Com tanta coisa que se vai escrevendo sobre a novela Bruno de Carvalho / Marco Silva, é normal que se comecem a fazer todo o tipo de interpretações sobre o sentimento que os sportinguistas têm sobre o assunto. A crónica que Nuno Farinha escreveu ontem no Record, é um bom exemplo em como algumas dessas interpretações são, no mínimo, precipitadas:
Escreve Nuno Farinha que Marco Silva termina o ano como o novo herói dos adeptos do Sporting. Esta frase parece-me absurda. Marco Silva será herói para os sportinguistas quando conseguir trazer títulos.

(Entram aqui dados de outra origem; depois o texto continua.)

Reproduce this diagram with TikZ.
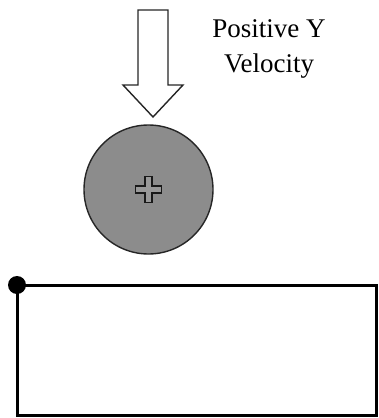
\documentclass[tikz,border=0pt]{standalone}
\usepackage{fontspec}
\setmainfont{Liberation Serif}
\begin{document}
\begin{tikzpicture}[x=1pt,y=-1pt,
  outl/.style={draw=black!85,line width=1.4pt},
  thick line/.style={draw=black,line width=3pt}]
\useasboundingbox (0,0) rectangle (378,418);
% arrow
\draw[outl,fill=white,line join=miter] (138,10) -- (168,10) -- (168,85) -- (183,85) -- (153,117) -- (123,85) -- (138,85) -- cycle;
\node[align=center,font=\fontsize{27}{35}\selectfont,inner sep=0] (lbl) at (269,49) {Positive Y\\Velocity};
% ball
\node[circle,outl,fill=black!45,minimum size=129pt,inner sep=0] (ball) at (148.5,189.5) {};
\draw[draw=black!90,line width=1.1pt,fill=black!40] (ball.center) ++(-3.5,-13) -- ++(7,0) -- ++(0,9.5) -- ++(9.5,0) -- ++(0,7) -- ++(-9.5,0) -- ++(0,9.5) -- ++(-7,0) -- ++(0,-9.5) -- ++(-9.5,0) -- ++(0,-7) -- ++(9.5,0) -- cycle;
% block
\coordinate (corner) at (17,285);
\draw[thick line] (corner) -- (376,285) -- (376,415) -- (17,415) -- cycle;
\fill[black] (corner) circle (9);
\end{tikzpicture}
\end{document}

Para já tem a confiança da generalidade dos sportinguistas porque o trabalho realizado tem sido positivo e a qualidade do futebol praticado tem agradado.
Mas gostava de perguntar a Nuno Farinha: porquê "novo herói"? O que mudou nas últimas semanas para ter alterado (segundo o jornalista) o status do treinador aos olhos dos sportinguistas? A única explicação razoável - por ter sido o único facto relevante das últimas semanas - é por Marco Silva ter afrontado o "déspota" Bruno de Carvalho. E se assim for, a expressão mais correta seria "o novo herói dos sportinguistas que não suportam o presidente" - o que me parece estar longe de representar uma maioria do universo verde e branco.
Para além disso, é abusivo que Nuno Farinha conclua que a afluência ao Estádio de Alvalade seja um teste à popularidade de Marco Silva. É certo que só posso falar por mim, mas eu diria que os 25.000 sportinguistas regulares (dos 35.000 de média suponho que uns bons milhares sejam espectadores esporádicos e rotativos) irão assistir ao Sporting - Estoril para apoiarem... o Sporting - não é uma questão de apoio a Marco Silva ou a Bruno de Carvalho. Estarão lá no sábado como estiveram no primeiro jogo de Marco Silva como treinador do Sporting, ou no último jogo da época passada em que Marco Silva era o treinador da equipa adversária: para ver o Sporting jogar.
Sabendo que há barricadas anti e pró-Bruno de Carvalho e, consequentemente, pró e anti-Marco Silva, acredito que a grande maioria dos sportinguistas quer acima de tudo paz no clube. Quem gosta do trabalho realizado por Bruno de Carvalho e quem gosta do trabalho realizado por Marco Silva quer sobretudo que ambos encontrem uma plataforma de entendimento que lhes permita continuarem a trabalhar em benefício do Sporting.
O filme "A Escolha de Sofia" termina com uma das cenas mais fortes de que alguma vez me lembro ter visto num filme. A personagem de Meryl Streep é colocada numa posição em que (tal como o nome indica) tem que fazer uma escolha simplesmente impossível (qualquer uma das opções apresentadas é o maior horror que se possa imaginar) - e no entanto não tem alternativa senão fazer mesmo uma escolha. Salvaguardando as devidas distâncias, é mais ou menos o que querem que se passe aqui.
Esta tentativa recorrente que se vê nos media de tentar forçar os sportinguistas a tomar partido por um dos lados do conflito simplesmente não faz sentido. Temos duas pessoas jovens, no início das respetivas carreiras, comprovadamente competentes, com personalidades fortes, e que poderão oferecer muito ao clube se tiverem um ambiente propício ao desenvolvimento da sua atividade - o que inevitavelmente implicará cedências de ambas as partes, dentro das funções e responsabilidades que cabem a ambos. Porquê abdicar de um deles?
Eu não quero escolher lados. E não quero que me forcem a escolher um lado. Mas se tiver MESMO que fazer uma escolha, o que é que eu vejo em cada uma das opções?
1. Um presidente que ama o clube, que o salvou do desastre, e cuja ambição é servir o Sporting durante muitos e muitos anos
2. Um treinador que chegou há sete meses, indiscutivelmente promissor e competente, e que certamente ambicionará progredir na carreira tão depressa quanto lhe for possível
Quem é que eu escolheria, digam lá?
A ironia de tudo isto é que só o presidente tem poder para me forçar a ter que fazer esta escolha, e se ele me obrigasse a isso a minha opinião sobre ele acabaria por ficar inevitavelmente afetada... ou seja, nunca ninguém sairia vencedor numa situação destas. Nem Bruno de Carvalho, nem Marco Silva, nem eu, nem o Sporting.
P.S.: voltando ao texto de Nuno Farinha, dizer que desportivamente o jogo de segunda era um dos mais fáceis da temporada também me parece desadequado. Seria dos mais fáceis para gerir um eventual mau resultado, mas não dentro de campo: o adversário era de respeito e jogava em casa, e apresentámos um onze totalmente novo e que poucos treinos terá feito em conjunto. É favor de não se desvalorizar aquilo que foi alcançado dentro das quatro linhas.